Witty, but not nearly so captivating that Besancenot could talk a single seat out of France’s fed up electorate in the recent European elections. The answer might be in the party's name. NPA might be anti-captalist, but the moniker fails to suggest a direction forwards. A look at its manifesto and what you get is the long road back - a call to salvage the remains of the walfare state, in other words a sixty year old post World War 2 consensus. Nothing wrong with that as such, but hardly surprising then that French writer Julian Coupat should have said in an interview with Le Monde that NPA has got something of the “Stalinist grey” about it.

It may be all journalists’ dreams, and yet, all these 68 headlines suggest there's a longing out there for the intoxications of the past, the dangers of doing over a cynical old order. Among the moody young, there's definitely much apprehension as to what that unlikely philosopher Johnny Rotten once called the “third-rate reality” we live in. Right now, there can't be anything more redolent of a third rate reality than what Iranians bore witness to last week, when a creaking power most probably frauded its own re-election. There’s something so compelling about watching millions of protestors in the streets of Teheran asking for their vote back that we would rather forget that the people’s champion Mir-Hossein Moussavi, as several commentators have pointed out, has also got a big streak of Stalinist grey running through his soul. Now that the mood in Iran sours, as the regime looks to be brazening its electoral theft out, Libération editor Laurent Joffrin is apologising for the left-leaning French daily's jumping-the-gun "Teheran Spring" headline last Saturday. And yet, couldn't all these Iran and 68 fantasies suggest that here in the west there's some as yet inarticulate sense that our freedom is also thwarted? Maybe. In the meantime, though, in the absence of any credible alternative, our leaders can go on ordering giant omelettes.

Gerry Feehily

Presseurop

Photo : Hamed Saber

Saturday, June 6, 2009

Berlusconi laughs all the way to the polls - Presseurop

If you're from the left, you might have reasons to dislike Silvio Berlusconi. A provisional list could include recent pronouncements against a multi ethnic Italy, backed up by draconian anti-immigration laws, the fact his coalition partners the Northern Alliance press for preferential seating for “native” Milanese. All this must be fairly obnoxious to anyone with progressive instincts.
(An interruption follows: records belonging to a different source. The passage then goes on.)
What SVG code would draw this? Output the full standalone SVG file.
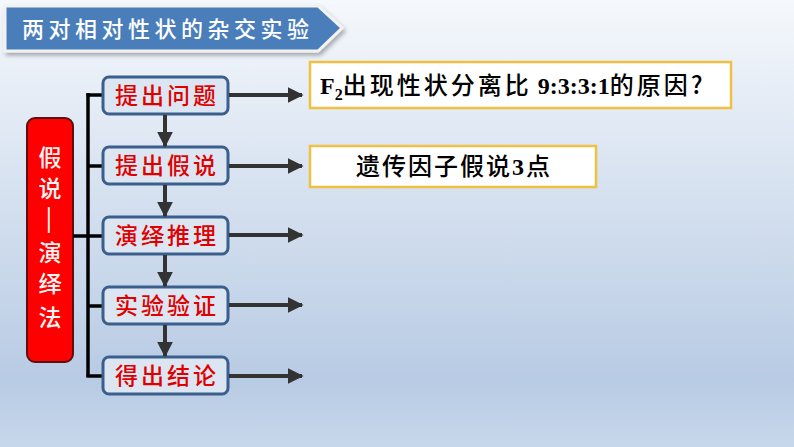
<svg xmlns="http://www.w3.org/2000/svg" width="794" height="447" viewBox="0 0 794 447">
<defs>
<linearGradient id="bg" x1="0" y1="0" x2="0" y2="1">
<stop offset="0" stop-color="#f5f8fc"/>
<stop offset="0.85" stop-color="#b8cbe4"/>
<stop offset="1" stop-color="#c7d7eb"/>
</linearGradient>
<filter id="sh" x="-10%" y="-20%" width="130%" height="160%">
<feDropShadow dx="2" dy="3" stdDeviation="2" flood-color="#000" flood-opacity="0.3"/>
</filter>
<marker id="ah" viewBox="0 0 10 10" refX="9" refY="5" markerWidth="16" markerHeight="16" markerUnits="userSpaceOnUse" orient="auto">
<path d="M0,0 L10,5 L0,10 Z" fill="#333"/>
</marker>
</defs>
<style>
.cjk{font-family:"Noto Sans CJK SC","Noto Sans",sans-serif;}
.step rect{fill:#dce6f2;stroke:#3a5f8c;stroke-width:3;}
.step text{fill:#e00000;font-size:23px;letter-spacing:3px;font-weight:500;text-anchor:middle;}
.ybox{fill:#ffffff;stroke:#f0c040;stroke-width:2.5;}
.conn line{stroke:#333;stroke-width:4;}
.br line{stroke:#000;stroke-width:3.5;}
</style>
<rect width="794" height="447" fill="url(#bg)"/>

<g id="title">
<path d="M5,6 L318,6 L342,28 L318,51 L5,51 Z" fill="#4a7ebb" stroke="#f2f2f2" stroke-width="3" filter="url(#sh)"/>
<text class="cjk" x="22" y="37" font-size="22" fill="#ffffff" letter-spacing="4.5" font-weight="500">两对相对性状的杂交实验</text>
</g>

<g id="method">
<rect x="27" y="118" width="46" height="244" rx="8" fill="#ff0000" stroke="#5a1010" stroke-width="2"/>
<g class="cjk" font-size="23" fill="#f4f4f4" text-anchor="middle" font-weight="500">
<text x="50" y="166">假</text>
<text x="50" y="197">说</text>
<text x="50" y="261">演</text>
<text x="50" y="292">绎</text>
<text x="50" y="326">法</text>
</g>
<text x="0" y="0" font-family="Liberation Sans, sans-serif" font-size="26" fill="#f4f4f4" text-anchor="middle" transform="translate(50,220) rotate(90) translate(0,8)">—</text>
</g>

<g id="bracket" class="br">
<line x1="88" y1="93" x2="88" y2="377"/>
<line x1="86.5" y1="95" x2="105" y2="95"/>
<line x1="88" y1="166" x2="105" y2="166"/>
<line x1="73" y1="236" x2="105" y2="236"/>
<line x1="88" y1="306" x2="105" y2="306"/>
<line x1="86.5" y1="376" x2="105" y2="376"/>
</g>

<g id="step1" class="step"><rect x="103" y="77" width="125" height="37" rx="6"/><text class="cjk" x="167" y="104">提出问题</text></g>
<g id="step2" class="step"><rect x="103" y="147" width="125" height="37" rx="6"/><text class="cjk" x="167" y="174">提出假说</text></g>
<g id="step3" class="step"><rect x="103" y="217" width="125" height="37" rx="6"/><text class="cjk" x="167" y="244">演绎推理</text></g>
<g id="step4" class="step"><rect x="103" y="287" width="125" height="37" rx="6"/><text class="cjk" x="167" y="314">实验验证</text></g>
<g id="step5" class="step"><rect x="103" y="357" width="125" height="37" rx="6"/><text class="cjk" x="167" y="384">得出结论</text></g>

<g id="connectors" class="conn">
<line x1="165" y1="115" x2="165" y2="146" marker-end="url(#ah)"/>
<line x1="165" y1="185" x2="165" y2="216" marker-end="url(#ah)"/>
<line x1="165" y1="255" x2="165" y2="286" marker-end="url(#ah)"/>
<line x1="165" y1="325" x2="165" y2="356" marker-end="url(#ah)"/>
<line x1="229" y1="95" x2="302" y2="95" marker-end="url(#ah)"/>
<line x1="229" y1="166" x2="302" y2="166" marker-end="url(#ah)"/>
<line x1="229" y1="235" x2="302" y2="235" marker-end="url(#ah)"/>
<line x1="229" y1="305" x2="302" y2="305" marker-end="url(#ah)"/>
<line x1="229" y1="376" x2="302" y2="376" marker-end="url(#ah)"/>
</g>

<g id="question">
<rect class="ybox" x="310" y="62" width="421" height="46"/>
<text x="320" y="94" font-size="24" fill="#000"><tspan font-family="Liberation Serif, serif" font-weight="bold">F</tspan><tspan font-family="Liberation Serif, serif" font-weight="bold" font-size="16" dy="6">2</tspan><tspan class="cjk" dy="-6" font-weight="500" letter-spacing="3">出现性状分离比</tspan><tspan font-family="Liberation Serif, serif" font-weight="bold"> 9:3:3:1</tspan><tspan class="cjk" font-weight="500" letter-spacing="3">的原因?</tspan></text>
</g>

<g id="hypothesis">
<rect class="ybox" x="310" y="146" width="286" height="41"/>
<text x="454" y="175" font-size="24" fill="#000" text-anchor="middle" letter-spacing="2"><tspan class="cjk" font-weight="500">遗传因子假说</tspan><tspan font-family="Liberation Serif, serif" font-weight="bold">3</tspan><tspan class="cjk" font-weight="500">点</tspan></text>
</g>
</svg>
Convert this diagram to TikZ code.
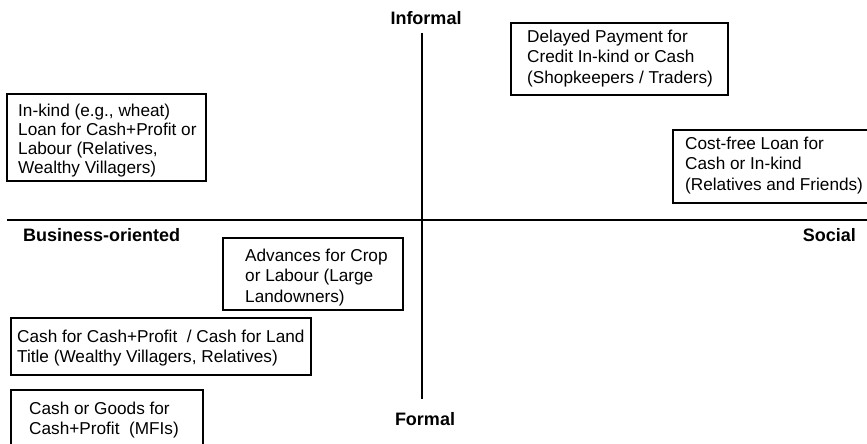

Then there's the eternal question as to the source of his personal fortune, his ownership of 50% of the national media, his recurring abuses of power. And yet no amount of financial dirt and dodgy deals has failed to make him so unpopular that he can’t win an election or two. His approval ratings rarely go below 50%, and as Italy votes for the European elections today, his Populo della Liberta stand to win 45%, if polls are accurate.

This is no doubt deeply frustrating for the Italian left. But it doesn't quite explain why left-leaning journal La Repubblica has taken Madame Berlusconi’s pending divorce to heart, publishing ten questions to the Calviere about his supposed relations with eighteen year old starlet Noemi Letizia. Without much effect it would seem.

No doubt there’s something ridiculous, if not embarrassing, and maybe even illegal, about what might be a 72’s year old's passion for a Lolita. But in what way does it advance the left's cause? Sex scandals have a habit of working in both political directions. And yet over a decade ago not even Bill Clinton's enemies in the Republican right benefited from the Monica Lewinsky affair. However, it seems no coincidence that since then, even on this side of the Atlantic, we have had to endure cheese and ham pieties about the blissful marriages our candidates enjoy. As if it were any of our business.

Berlusconi complains his critics attack him on Letizia because they have no “political ideas”. This is disingenuous, since he has been instrumental in trivializing Italian politics, via his TV stations, and the gaggle of bimbos he has put forward on the Populo della Liberta’s ticket for the coming elections. And yet he has a point. As political analyst Ilana Bet-El argued recently, “we are the midst of the worst financial crisis since the 1930’s and yet the left is nowhere”. Mainly because it no longer knows what its values are. What follows then is that in an ideological vacuum, it has erected itself as a guardian of morality. No surprise then that that other guardian of morality, the Catholic church, should have recently waded in exhorting the prime minister to be “sober and sombre” in his manner. Sombreness, usually appropriate for funerals, is certainly not the air Mr Berlusconi will adopt as he buries an increasingly sanctimonious left.